Shift+C opens the comment thread too. Pressing '?' will bring up a box that
lists all the shortcuts:

    
    
       j or →    Select next article
       k or ←    Select previous article
       c         Toggle Hacker News top comment
       shift + c Open Hacker News comments page in a new window
       d         Toggle article content
       enter     Follow the article link in this window
       shift + enter Follow the article link in a new window
       ?         Show this keyboard shortcuts dialog

------
mmahemoff
This kind of UI would work well on other HN-like sites, e.g. links to pretty
web designs, but the nature of HN links means the screenshots are almost all
the same thing: an article, a possible image, some ads or links on the side.

Because of the extra space taken up by screenshots, the most important thing -
link title - has to be truncated, and it's not showing vote/comment counts.

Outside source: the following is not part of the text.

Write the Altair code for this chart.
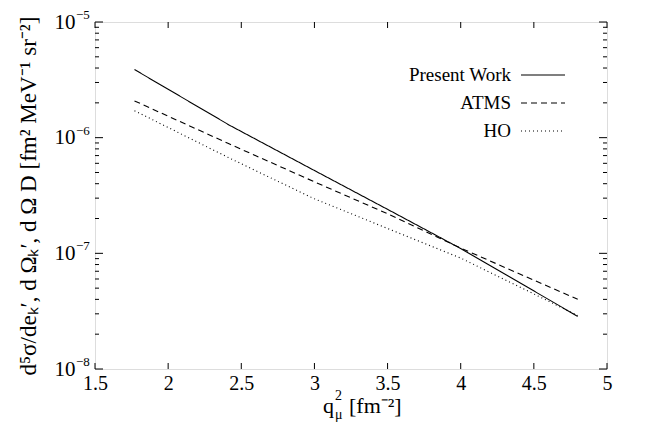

It's always good to experiment with UIs, but in this case, I think the
experiment shows the UI is more suited to other kinds of links.

------
rokhayakebe
Very well done. I would like to also see this done for various news feed
(maybe most popular links on Twitter/Facebook). EDIT: Happy user of URL2PNG.

------
kilian
I think url2png is really cool, but I was a bit pissed when from one day to
the next they went to a subscription model and added sign-up links to all
screenshots. Their fair right, of course, but no fun if you just started using
it.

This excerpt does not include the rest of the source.